:: Given records ::

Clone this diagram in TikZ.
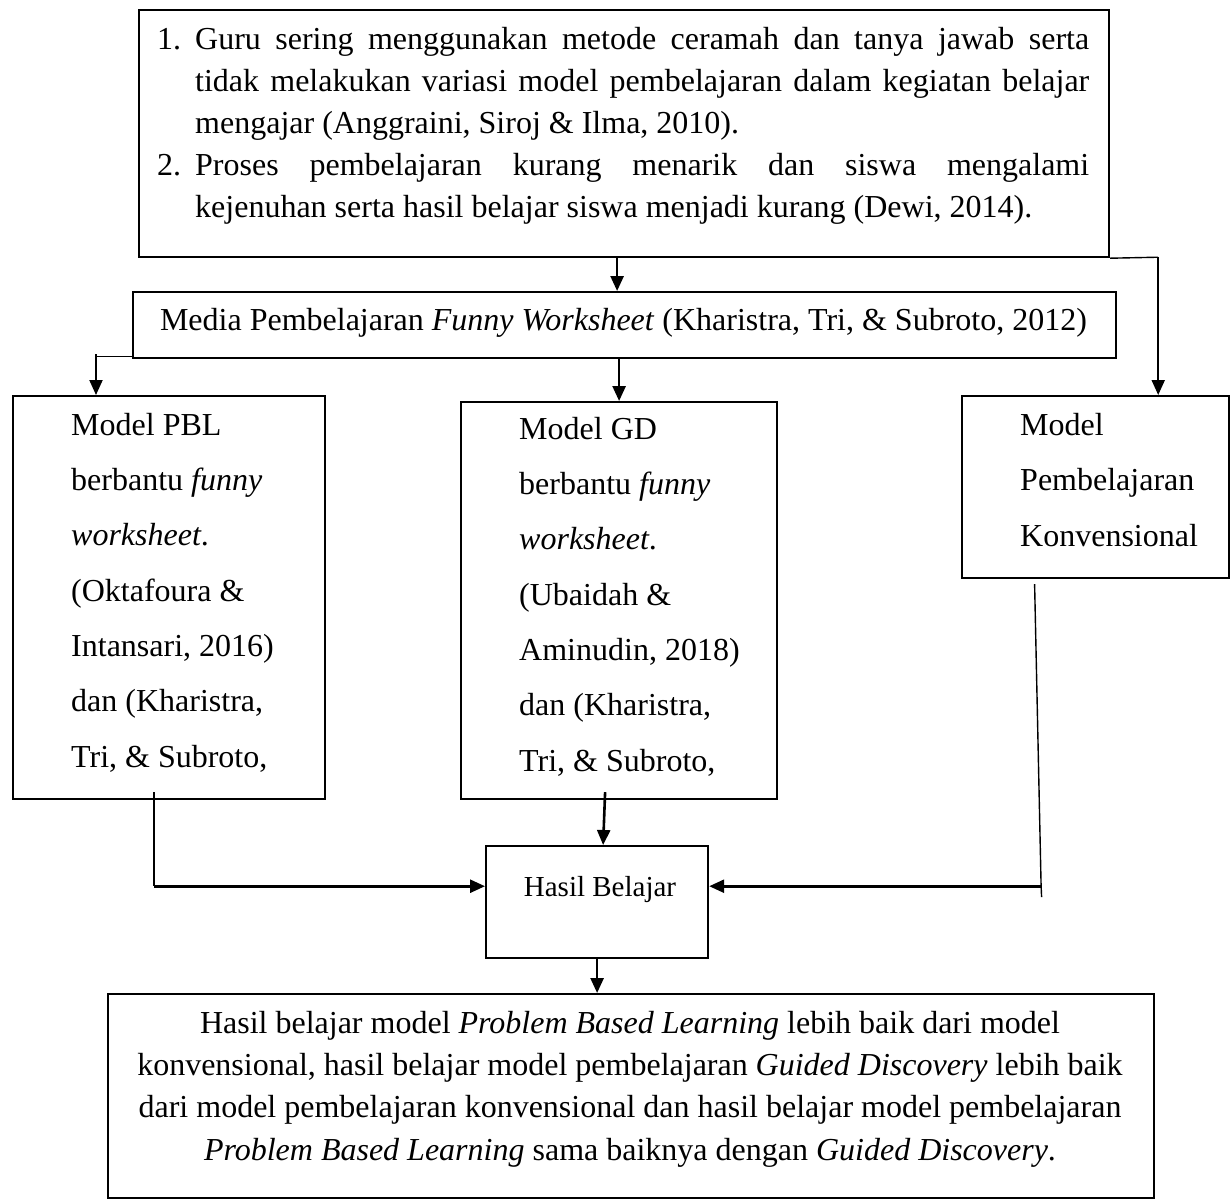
\documentclass[tikz,border=0pt]{standalone}
\usepackage{fontspec}
\setmainfont{Liberation Serif}
\usetikzlibrary{arrows.meta,positioning,calc}

\newcommand{\jline}[1]{\makebox[894pt][s]{#1}}
\newcommand{\itemno}[1]{\makebox[38pt][l]{#1}}

\begin{document}
\begin{tikzpicture}[
        x=1pt, y=-1pt,
        >={Triangle[length=15pt,width=13pt]},
        % Style untuk kotak dan teks (teks diletakkan pada baris terakhirnya)
        boxnode/.style={rectangle, draw, line width=2.2pt, inner sep=0pt, anchor=north west},
        txt/.style={inner sep=0pt, anchor=base west, align=left, font=\fontsize{32}{55.3}\selectfont},
        arrowline/.style={->, line width=2.6pt},
        thinline/.style={line width=1.4pt}
    ]
        \useasboundingbox (0,0) rectangle (1230,1200);

        % Kotak
        \node[boxnode, minimum width=970pt, minimum height=247pt] (problem) at (138,9) {};
        \node[boxnode, minimum width=983pt, minimum height=66pt] (media) at (132,291) {};
        \node[boxnode, minimum width=312pt, minimum height=403pt] (pbl) at (12,395) {};
        \node[boxnode, minimum width=316pt, minimum height=397pt] (gd) at (460,401) {};
        \node[boxnode, minimum width=267pt, minimum height=182pt] (konv) at (961,395) {};
        \node[boxnode, minimum width=222pt, minimum height=112pt] (hasil) at (485,845) {};
        \node[boxnode, minimum width=1046pt, minimum height=204pt] (result) at (107,993) {};

        % Teks
        \node[txt, font=\fontsize{32}{41.8}\selectfont] (problemtext) at (157,217) {%
            \itemno{1.}\jline{Guru sering menggunakan metode ceramah dan tanya jawab serta}\\
            \hspace*{38pt}\jline{tidak melakukan variasi model pembelajaran dalam kegiatan belajar}\\
            \hspace*{38pt}mengajar (Anggraini, Siroj \& Ilma, 2010).\\
            \itemno{2.}\jline{Proses pembelajaran kurang menarik dan siswa mengalami}\\
            \hspace*{38pt}kejenuhan serta hasil belajar siswa menjadi kurang (Dewi, 2014).};
        \node[txt, anchor=base] (mediatext) at (623.5,330) {Media Pembelajaran \textit{Funny Worksheet} (Kharistra, Tri, \& Subroto, 2012)};
        \node[txt] (pbltext) at (71,767) {Model PBL\\ berbantu \textit{funny}\\ \textit{worksheet}.\\ (Oktafoura \&\\ Intansari, 2016)\\ dan (Kharistra,\\ Tri, \& Subroto,};
        \node[txt] (gdtext) at (519,771) {Model GD\\ berbantu \textit{funny}\\ \textit{worksheet}.\\ (Ubaidah \&\\ Aminudin, 2018)\\ dan (Kharistra,\\ Tri, \& Subroto,};
        \node[txt] (konvtext) at (1020,546) {Model\\ Pembelajaran\\ Konvensional};
        \node[txt, anchor=base, font=\fontsize{29}{35}\selectfont] (hasiltext) at (600,896) {Hasil Belajar};
        \node[txt, anchor=base, align=center, font=\fontsize{32}{42.3}\selectfont] (resulttext) at (630,1160) {Hasil belajar model \textit{Problem Based Learning} lebih baik dari model\\ konvensional, hasil belajar model pembelajaran \textit{Guided Discovery} lebih baik\\ dari model pembelajaran konvensional dan hasil belajar model pembelajaran\\ \textit{Problem Based Learning} sama baiknya dengan \textit{Guided Discovery}.};

        % Panah
        \draw[arrowline] ([xshift=-7pt]problem.south) -- ([xshift=-7pt]problem.south |- media.north);
        \draw[thinline] (problem.south east) -- ++(48,-1) coordinate (rightbend);
        \draw[arrowline, line width=2pt] (rightbend) -- (rightbend |- konv.north);
        \draw[thinline] ([yshift=3pt]media.south west) -- ++(-36,0) coordinate (leftbend);
        \draw[arrowline, line width=2pt] ([yshift=2pt]leftbend) -- (leftbend |- pbl.north);
        \draw[arrowline] (media.south -| gd.north) -- (gd.north);

        % Menuju hasil belajar
        \draw[thinline] ([xshift=-15pt,yshift=8pt]pbl.south) -- ++(0,94) coordinate (pblout);
        \draw[arrowline] (pblout) -- (pblout -| hasil.west);
        \draw[arrowline] ([xshift=-14pt,yshift=8pt]gd.south) -- ([xshift=6pt]hasil.north);
        \draw[thinline] ([xshift=-61pt,yshift=-5pt]konv.south) -- ++(6.5,302) coordinate (konvout) -- ++(0.5,11);
        \draw[arrowline] (konvout) -- (konvout -| hasil.east);
        \draw[arrowline] (hasil.south) -- (hasil.south |- result.north);

    \end{tikzpicture}
\end{document}
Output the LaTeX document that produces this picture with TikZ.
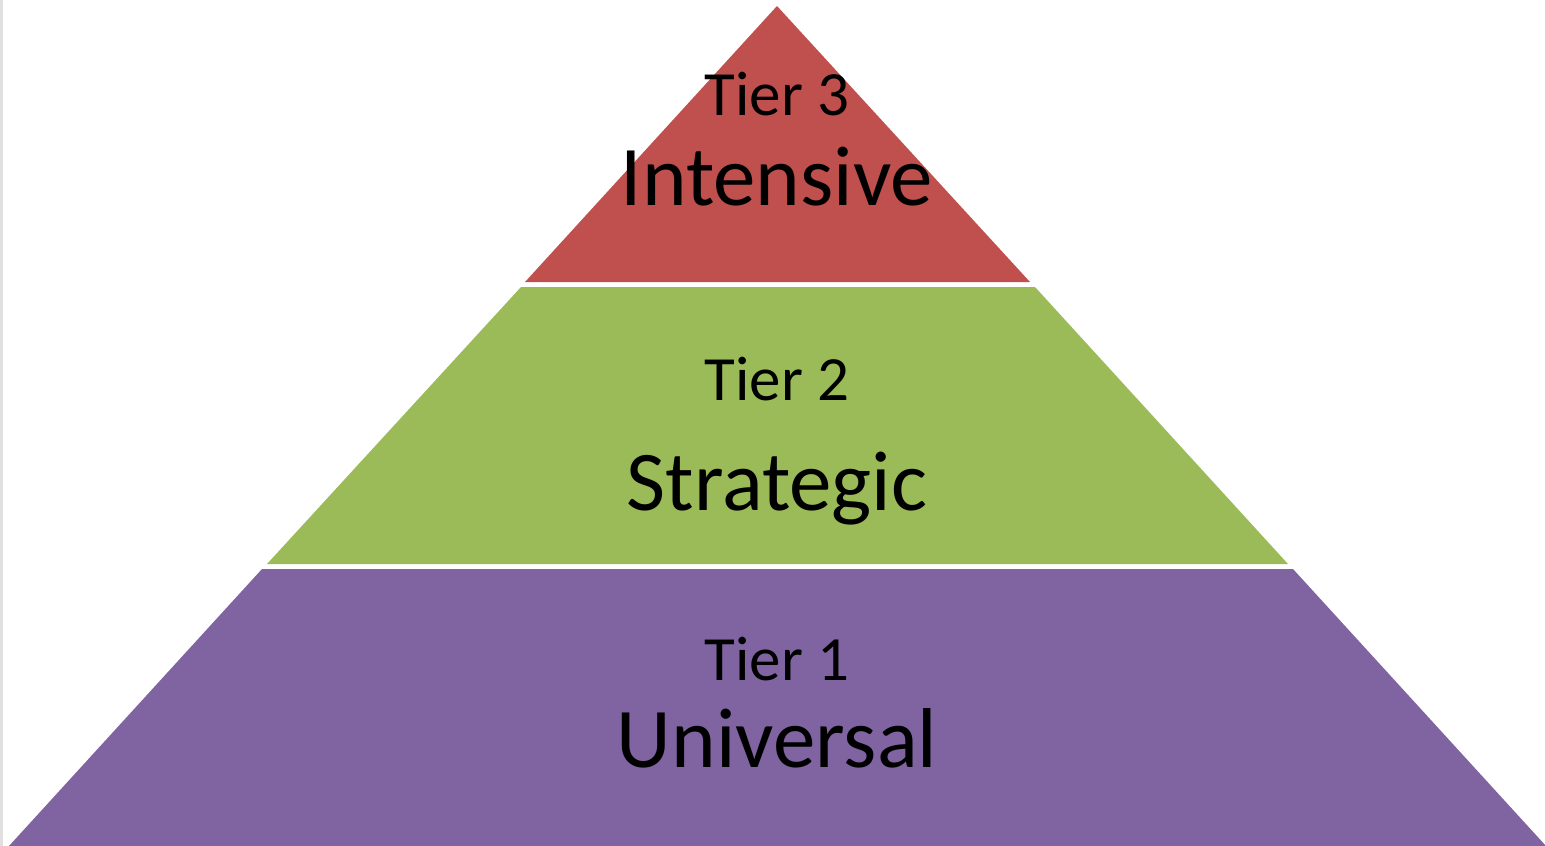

:::

→ Your task:
Reproduce all of the data exactly; the pictures do not belong in the copy.

→ Reply:
Clone this diagram in TikZ.
\documentclass[tikz,border=0pt]{standalone}
\usepackage{fontspec}
\setmainfont{Liberation Serif}
\usetikzlibrary{arrows.meta,positioning,calc}

\newcommand{\jline}[1]{\makebox[894pt][s]{#1}}
\newcommand{\itemno}[1]{\makebox[38pt][l]{#1}}

\begin{document}
\begin{tikzpicture}[
        x=1pt, y=-1pt,
        >={Triangle[length=15pt,width=13pt]},
        % Style untuk kotak dan teks (teks diletakkan pada baris terakhirnya)
        boxnode/.style={rectangle, draw, line width=2.2pt, inner sep=0pt, anchor=north west},
        txt/.style={inner sep=0pt, anchor=base west, align=left, font=\fontsize{32}{55.3}\selectfont},
        arrowline/.style={->, line width=2.6pt},
        thinline/.style={line width=1.4pt}
    ]
        \useasboundingbox (0,0) rectangle (1230,1200);

        % Kotak
        \node[boxnode, minimum width=970pt, minimum height=247pt] (problem) at (138,9) {};
        \node[boxnode, minimum width=983pt, minimum height=66pt] (media) at (132,291) {};
        \node[boxnode, minimum width=312pt, minimum height=403pt] (pbl) at (12,395) {};
        \node[boxnode, minimum width=316pt, minimum height=397pt] (gd) at (460,401) {};
        \node[boxnode, minimum width=267pt, minimum height=182pt] (konv) at (961,395) {};
        \node[boxnode, minimum width=222pt, minimum height=112pt] (hasil) at (485,845) {};
        \node[boxnode, minimum width=1046pt, minimum height=204pt] (result) at (107,993) {};

        % Teks
        \node[txt, font=\fontsize{32}{41.8}\selectfont] (problemtext) at (157,217) {%
            \itemno{1.}\jline{Guru sering menggunakan metode ceramah dan tanya jawab serta}\\
            \hspace*{38pt}\jline{tidak melakukan variasi model pembelajaran dalam kegiatan belajar}\\
            \hspace*{38pt}mengajar (Anggraini, Siroj \& Ilma, 2010).\\
            \itemno{2.}\jline{Proses pembelajaran kurang menarik dan siswa mengalami}\\
            \hspace*{38pt}kejenuhan serta hasil belajar siswa menjadi kurang (Dewi, 2014).};
        \node[txt, anchor=base] (mediatext) at (623.5,330) {Media Pembelajaran \textit{Funny Worksheet} (Kharistra, Tri, \& Subroto, 2012)};
        \node[txt] (pbltext) at (71,767) {Model PBL\\ berbantu \textit{funny}\\ \textit{worksheet}.\\ (Oktafoura \&\\ Intansari, 2016)\\ dan (Kharistra,\\ Tri, \& Subroto,};
        \node[txt] (gdtext) at (519,771) {Model GD\\ berbantu \textit{funny}\\ \textit{worksheet}.\\ (Ubaidah \&\\ Aminudin, 2018)\\ dan (Kharistra,\\ Tri, \& Subroto,};
        \node[txt] (konvtext) at (1020,546) {Model\\ Pembelajaran\\ Konvensional};
        \node[txt, anchor=base, font=\fontsize{29}{35}\selectfont] (hasiltext) at (600,896) {Hasil Belajar};
        \node[txt, anchor=base, align=center, font=\fontsize{32}{42.3}\selectfont] (resulttext) at (630,1160) {Hasil belajar model \textit{Problem Based Learning} lebih baik dari model\\ konvensional, hasil belajar model pembelajaran \textit{Guided Discovery} lebih baik\\ dari model pembelajaran konvensional dan hasil belajar model pembelajaran\\ \textit{Problem Based Learning} sama baiknya dengan \textit{Guided Discovery}.};

        % Panah
        \draw[arrowline] ([xshift=-7pt]problem.south) -- ([xshift=-7pt]problem.south |- media.north);
        \draw[thinline] (problem.south east) -- ++(48,-1) coordinate (rightbend);
        \draw[arrowline, line width=2pt] (rightbend) -- (rightbend |- konv.north);
        \draw[thinline] ([yshift=3pt]media.south west) -- ++(-36,0) coordinate (leftbend);
        \draw[arrowline, line width=2pt] ([yshift=2pt]leftbend) -- (leftbend |- pbl.north);
        \draw[arrowline] (media.south -| gd.north) -- (gd.north);

        % Menuju hasil belajar
        \draw[thinline] ([xshift=-15pt,yshift=8pt]pbl.south) -- ++(0,94) coordinate (pblout);
        \draw[arrowline] (pblout) -- (pblout -| hasil.west);
        \draw[arrowline] ([xshift=-14pt,yshift=8pt]gd.south) -- ([xshift=6pt]hasil.north);
        \draw[thinline] ([xshift=-61pt,yshift=-5pt]konv.south) -- ++(6.5,302) coordinate (konvout) -- ++(0.5,11);
        \draw[arrowline] (konvout) -- (konvout -| hasil.east);
        \draw[arrowline] (hasil.south) -- (hasil.south |- result.north);

    \end{tikzpicture}
\end{document}
Output the LaTeX document that produces this picture with TikZ.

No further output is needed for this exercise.